FIG. 6 illustrates an alternative embodiment of the present invention in which a cam 155 has a profile substantially identical to that of the prior art cam C, but with the stop portions S.sub.L and S.sub.H removed to facilitate shielding of associated wire harnesses. This mechanism includes a support bracket 139 having a foreward leg 143 and a rear leg 145. The rear leg 145 defines a slot 165 including a bottom, stop surface 169, such that when the cam 155 is rotated clockwise from the low pressure setting (point A) past the high pressure setting (point B) to the maximum desired pressure setting, or "reset" position (point C), the cam follower 163 engages the stop surface 169, thus limiting the downward movement of the follower 163 and preventing further rotation of the cam 155. Likewise, if the cam 155 is rotated counterclockwise past point A, a second "reset" position (point D) will engage the follower 163 which, in turn, will engage stop surface 169 to limit further counterclockwise rotation of the cam 155.

Claims

1. A calibration mechanism for a pressure switch of the type having a spring-biased plunger arrangement adjustable to establish different pressure levels required to actuate the switch, said calibration mechanism comprising:

a. a support bracket assembly fixedly mounted relative to the body of the pressure switch;

b. a cam member supported by said bracket assembly and mounted to be rotatable about an axis fixed relative to said bracket assembly, said cam member defining a cam surface;

c. plunger adjustment means pivotally mounted relative to said bracket assembly, and including a cam follower in following engagement with said cam surface;

d. said cam surface defining a range of cam follower positions corresponding to a range of pressure level settings between a normal low setting and a normal high setting;

e. said cam including a second surface portion disposed to define a follower position corresponding to a pressure level setting greater than said normal high setting;

f. said support bracket assembly defines a stop surface disposed to engage said cam follower when said cam follower is in following engagement with said second surface portion of said cam surface;

g. said second surface portion being configured to prevent further rotation of said cam member toward a position corresponding to a higher pressure level setting when said cam follower engages said stop surface.

2. A calibration mechanism for a pressure switch of the type including a pivotal lever member movable to establish different pressure levels required for actuation of the pressure switch, said calibration mechanism comprising:

a. a support bracket assembly fixedly mounted relative to the pressure switch;

b. a cam assembly including a cam shaft rotatably supported by said support bracket assembly and a cam member defining a cam surface;

c. said lever including a cam follower in following engagement with said cam surface;

d. said support bracket assembly defining a guide slot receiving said cam follower therein and limiting transverse movement of said cam follower;

e. said cam surface defining a range of cam follower positions corresponding to a range of pressure level settings between a normal low setting and a normal high setting;

f. said cam member further defining a switch reset surface corresponding to a pressure level setting greater than said normal high setting;

g. said guide slot terminating in a stop surface disposed to engage said cam follower and limit movement thereof when said cam follower is in following engagement with said switch reset surface of said cam member.
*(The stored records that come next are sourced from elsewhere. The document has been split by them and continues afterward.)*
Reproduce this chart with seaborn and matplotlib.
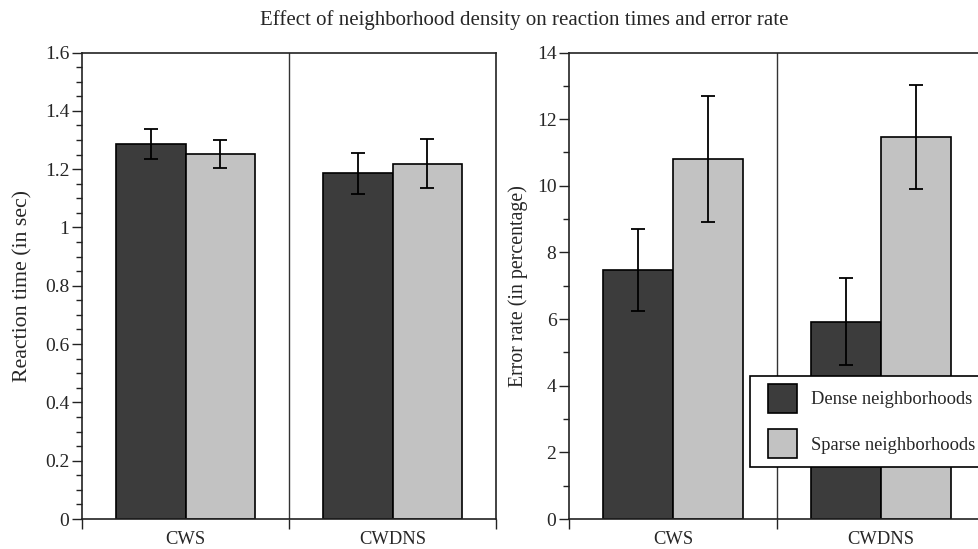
import matplotlib
matplotlib.use("Agg")
import matplotlib.pyplot as plt
import seaborn as sns
import pandas as pd
import numpy as np
from matplotlib.ticker import MultipleLocator, FixedLocator
from matplotlib.legend_handler import HandlerPatch

conditions = ["CWS", "CWDNS"]
groups = ["Dense neighborhoods", "Sparse neighborhoods"]
rt_mean = {"Dense neighborhoods": [1.286, 1.186], "Sparse neighborhoods": [1.251, 1.219]}
rt_err = {"Dense neighborhoods": [0.051, 0.070], "Sparse neighborhoods": [0.048, 0.083]}
er_mean = {"Dense neighborhoods": [7.47, 5.92], "Sparse neighborhoods": [10.80, 11.47]}
er_err = {"Dense neighborhoods": [1.24, 1.31], "Sparse neighborhoods": [1.90, 1.56]}

colors = ["#3c3c3c", "#c2c2c2"]

sns.set_theme(style="white")
plt.rcParams["font.family"] = ["Liberation Serif", "DejaVu Serif"]

def make_df(means):
    rows = []
    for g in groups:
        for c, v in zip(conditions, means[g]):
            rows.append({"condition": c, "group": g, "value": v})
    return pd.DataFrame(rows)

fig = plt.figure(figsize=(9.79, 5.49), dpi=100)
ax1 = fig.add_axes([82/979, 1-519/549, (496-82)/979, (519-52.5)/549])
ax2 = fig.add_axes([569/979, 1-519/549, (985-569)/979, (519-52.5)/549])

def draw(ax, means, errs, ylim, major, minor, ylabel, fmt, labelsize, labelpad):
    df = make_df(means)
    sns.barplot(data=df, x="condition", y="value", hue="group", order=conditions,
                hue_order=groups, palette=colors, width=0.67, errorbar=None,
                edgecolor="black", linewidth=1.2, saturation=1, ax=ax, legend=True)
    for g, cont in zip(groups, ax.containers):
        xs = [p.get_x() + p.get_width()/2 for p in cont.patches]
        ys = [p.get_height() for p in cont.patches]
        ax.errorbar(xs, ys, yerr=errs[g], fmt="none", ecolor="black",
                    elinewidth=1.3, capsize=5, capthick=1.3, zorder=5)
    ax.set_xlim(-0.5, 1.5)
    ax.set_ylim(*ylim)
    ax.axvline(0.5, color="#333333", lw=1.0, zorder=0)
    for s in ax.spines.values():
        s.set_visible(True)
        s.set_color("#222222")
        s.set_linewidth(1.2)
    ax.yaxis.set_major_locator(MultipleLocator(major))
    ax.yaxis.set_minor_locator(MultipleLocator(minor))
    ax.yaxis.set_major_formatter(matplotlib.ticker.FuncFormatter(fmt))
    ax.tick_params(axis="y", which="major", direction="out", length=7, width=1.0,
                   left=True, labelsize=14, pad=2, color="#222222")
    ax.tick_params(axis="y", which="minor", direction="out", length=4, width=1.0,
                   left=True, color="#222222")
    ax.set_xticks([0, 1])
    ax.set_xticklabels(conditions)
    ax.xaxis.set_minor_locator(FixedLocator([-0.5, 0.5, 1.5]))
    ax.tick_params(axis="x", which="major", length=0, labelsize=13.3, pad=9)
    ax.tick_params(axis="x", which="minor", direction="out", length=7, width=1.0,
                   bottom=True, color="#222222")
    ax.set_xlabel("")
    ax.set_ylabel(ylabel, fontsize=labelsize, labelpad=labelpad)

def fmt_rt(v, pos):
    if abs(v) < 1e-9:
        return "0"
    if abs(v - round(v)) < 1e-9:
        return str(int(round(v)))
    return f"{v:.1f}"

def fmt_er(v, pos):
    return str(int(round(v)))

draw(ax1, rt_mean, rt_err, (0, 1.6), 0.2, 0.05, "Reaction time (in sec)", fmt_rt, 15.7, 9)
draw(ax2, er_mean, er_err, (0, 14), 2, 1, "Error rate (in percentage)", fmt_er, 14.3, 6)

ax1.get_legend().remove()
handles, labels = ax2.get_legend_handles_labels()
ax2.get_legend().remove()
hmap = {h: HandlerPatch(xpad=0.5) for h in handles[:2]}
leg = ax2.legend(handles[:2], labels[:2], loc="upper left",
                 bbox_to_anchor=((750-569)/416, (519-375.7)/466.5),
                 frameon=True, fancybox=False, edgecolor="black", framealpha=1,
                 fontsize=13.3, handlelength=2.1, handleheight=2.03,
                 handletextpad=0.75, labelspacing=0.89, borderpad=0.45,
                 borderaxespad=0, handler_map=hmap)
leg.get_frame().set_linewidth(1.2)

fig.suptitle("Effect of neighborhood density on reaction times and error rate",
             x=0.535, y=0.982, fontsize=15, va="top")

fig.savefig("out.png", dpi=100)
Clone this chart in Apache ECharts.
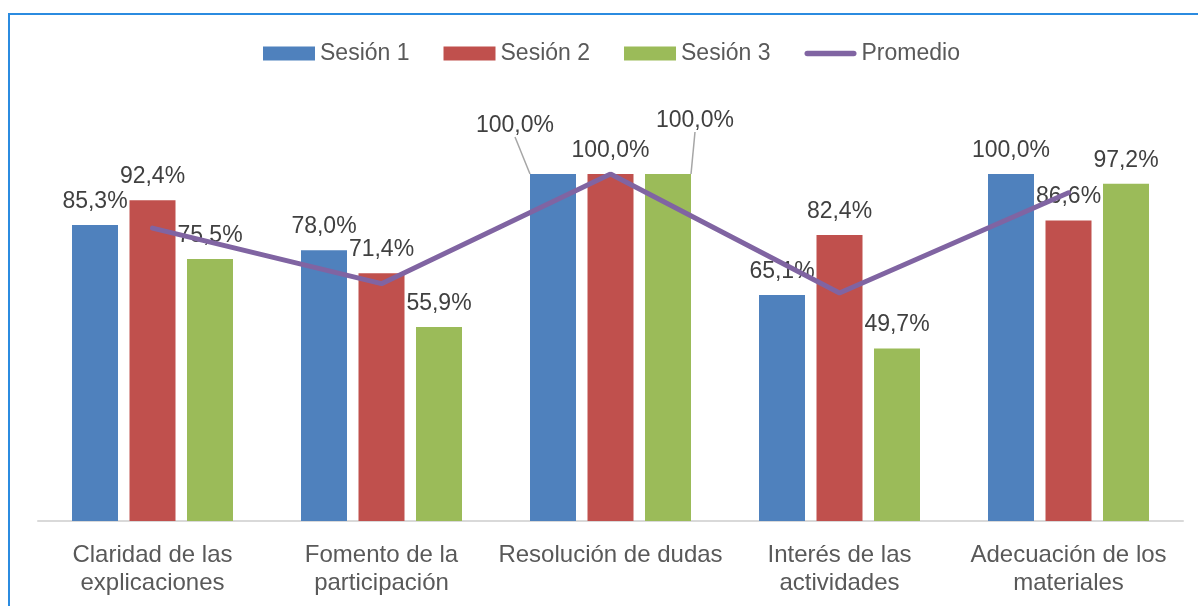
<!DOCTYPE html>
<html>
<head>
<meta charset="utf-8">
<script src="https://cdn.jsdelivr.net/npm/echarts@6/dist/echarts.min.js"></script>
<style>
  html, body { margin: 0; padding: 0; background: #fff; }
  #chart { width: 1198px; height: 606px; }
</style>
</head>
<body>
<div id="chart"></div>
<script>
// datos
const categorias = [
  "Claridad de las\nexplicaciones",
  "Fomento de la\nparticipación",
  "Resolución de dudas",
  "Interés de las\nactividades",
  "Adecuación de los\nmateriales"
];
const sesion1 = [85.3, 78.0, 100.0, 65.1, 100.0];
const sesion2 = [92.4, 71.4, 100.0, 82.4, 86.6];
const sesion3 = [75.5, 55.9, 100.0, 49.7, 97.2];
const promedio = [84.4, 68.4, 100.0, 65.7, 94.6];

const fuente = "Liberation Sans, Arial, sans-serif";
const fmt = (p) => p.value.toFixed(1).replace(".", ",") + "%";

const etiqueta = {
  show: true,
  position: "top",
  distance: 12,
  color: "#404040",
  fontSize: 23,
  fontFamily: fuente,
  formatter: fmt
};

// en "Resolución de dudas" las etiquetas se apartan con una línea guía
const conGuia = (arr) =>
  arr.map((v, i) =>
    i === 2
      ? { value: v, labelLine: { show: true, lineStyle: { color: "#a6a6a6", width: 1.5 } } }
      : v
  );
const mover = (dx, dy) => (params) =>
  params.dataIndex === 2 ? { dx: dx, dy: dy } : {};

// icono de línea con extremos redondeados para "Promedio"
const iconoLinea = "path://M3,0 L53,0 A3,3 0 0 1 53,6 L3,6 A3,3 0 0 1 3,0 Z";

const option = {
  animation: false,
  backgroundColor: "#fff",
  graphic: [
    {
      type: "polyline",
      shape: { points: [[9, 606], [9, 14], [1198, 14]] },
      style: { stroke: "#2b8be0", lineWidth: 2, fill: null }
    }
  ],
  legend: {
    left: 258,
    top: 37,
    itemWidth: 52,
    itemHeight: 14,
    itemGap: 34,
    textStyle: { color: "#595959", fontSize: 23, fontFamily: fuente },
    data: [
      { name: "Sesión 1", icon: "rect" },
      { name: "Sesión 2", icon: "rect" },
      { name: "Sesión 3", icon: "rect" },
      { name: "Promedio", icon: iconoLinea }
    ]
  },
  grid: { left: 38, right: 15, top: 174, bottom: 85 },
  xAxis: {
    type: "category",
    data: categorias,
    axisLine: { lineStyle: { color: "#d9d9d9", width: 2 } },
    axisTick: { show: false },
    axisLabel: {
      color: "#595959",
      fontSize: 24,
      fontFamily: fuente,
      lineHeight: 28,
      margin: 20,
      interval: 0
    }
  },
  yAxis: {
    type: "value",
    min: 0,
    max: 100,
    show: false,
    splitLine: { show: false }
  },
  series: [
    {
      name: "Sesión 1",
      type: "bar",
      data: conGuia(sesion1),
      barWidth: 46,
      barGap: "25%",
      itemStyle: { color: "#4f81bd" },
      label: etiqueta,
      labelLayout: mover(-38, -25)
    },
    {
      name: "Sesión 2",
      type: "bar",
      data: sesion2,
      barWidth: 46,
      barGap: "25%",
      itemStyle: { color: "#c0504d" },
      label: etiqueta
    },
    {
      name: "Sesión 3",
      type: "bar",
      data: conGuia(sesion3),
      barWidth: 46,
      barGap: "25%",
      itemStyle: { color: "#9bbb59" },
      label: etiqueta,
      labelLayout: mover(27, -30)
    },
    {
      name: "Promedio",
      type: "line",
      data: promedio,
      symbol: "none",
      z: 3,
      lineStyle: { color: "#8064a2", width: 5, cap: "round" },
      itemStyle: { color: "#8064a2" }
    }
  ]
};

const myChart = echarts.init(document.getElementById("chart"));
myChart.setOption(option);
window.addEventListener("resize", myChart.resize);
</script>
</body>
</html>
3. A calibration mechanism as claimed in claim 2 wherein said switch reset surface is configured to prevent further rotation of said cam member toward a position corresponding to a higher pressure level setting when said cam follower engages said switch reset surface.

4. A calibration mechanism as claimed in claim 2 wherein said lever comprises an elongated member pivotally mounted adjacent an end oppositely disposed from said cam follower.

5. A calibration mechanism as claimed in claim 2 wherein said switch reset surface of said cam member defines a locus of points at a gradually increasing distance from the axis of rotation of said cam member in a direction oppositedly disposed from a follower position corresponding to said normal high setting.